After create_problem(), typical next steps include adding actions, spatial relations, targets or other constraints, objectives, and then solving the resulting problem.

Examples

# ------------------------------------------------------
# 1) Tabular mode
# ------------------------------------------------------
pu_tbl <- data.frame(
  id = 1:4,
  cost = c(1, 2, 3, 4)
)

feat_tbl <- data.frame(
  id = 1:2,
  name = c("feature_1", "feature_2")
)

dist_feat_tbl <- data.frame(
  pu = c(1, 1, 2, 3, 4),
  feature = c(1, 2, 2, 1, 2),
  amount = c(5, 2, 3, 4, 1)
)

p1 <- create_problem(
  pu = pu_tbl,
  features = feat_tbl,
  dist_features = dist_feat_tbl
)

print(p1)
#> A multiscape object (<Problem>)
#> ├─data
#> │├─planning units: <data.frame> (4 total)
#> │├─costs: min: 1, max: 4
#> │└─features: 2 total ("feature_1", "feature_2")
#> └─actions and effects
#> │├─actions: none
#> │├─feasible action pairs: none
#> │├─effect data: none
#> │└─profit data: none
#> └─spatial
#> │├─geometry: none
#> │├─coordinates: none
#> │└─relations: none
#> └─targets and constraints
#> │├─targets: none
#> │├─area constraints: none
#> │├─budget constraints: none
#> │├─planning-unit locks: none
#> │└─action locks: none
#> └─model
#> │├─status: not built yet (will build in solve())
#> │├─objectives: none
#> │├─method: single-objective
#> │├─solver: not set (auto)
#> │└─checks: incomplete (no objective registered)
#> # ℹ Use `x$data` to inspect stored tables and model snapshots.

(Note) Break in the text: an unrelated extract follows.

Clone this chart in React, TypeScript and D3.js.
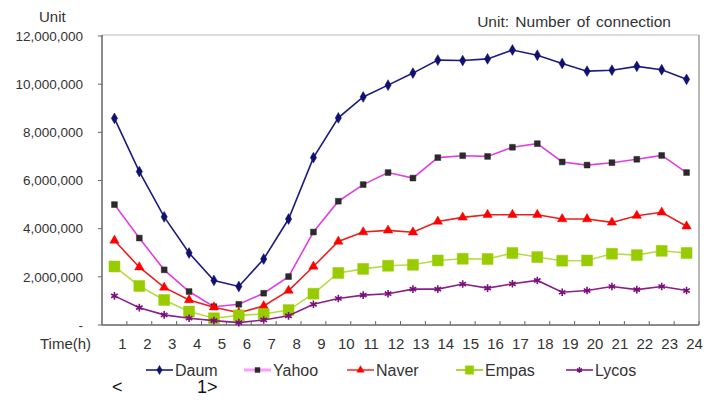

# ------------------------------------------------------
# 2) Hybrid sf + tabular mode using package data
# ------------------------------------------------------

p2 <- create_problem(
  pu = sim_pu,
  features = sim_features,
  dist_features = sim_dist_features,
  cost = "cost"
)
#> Warning: The following pu's do not contain features: 8012 8033 8147 8263

print(p2)
#> A multiscape object (<Problem>)
#> ├─data
#> │├─planning units: <tbl_df> (11109 total)
#> │├─costs: min: 1, max: 1
#> │└─features: 155 total ("ACCGENT", "ACCNISU", "ACRARUN", ...)
#> └─actions and effects
#> │├─actions: none
#> │├─feasible action pairs: none
#> │├─effect data: none
#> │└─profit data: none
#> └─spatial
#> │├─geometry: sf (11109 rows)
#> │├─coordinates: 11109 rows (x: 2868900..3007900, y: 2110700..2280700)
#> │└─relations: none
#> └─targets and constraints
#> │├─targets: none
#> │├─area constraints: none
#> │├─budget constraints: none
#> │├─planning-unit locks: none
#> │└─action locks: none
#> └─model
#> │├─status: not built yet (will build in solve())
#> │├─objectives: none
#> │├─method: single-objective
#> │├─solver: not set (auto)
#> │└─checks: incomplete (no objective registered)
#> # ℹ Use `x$data` to inspect stored tables and model snapshots.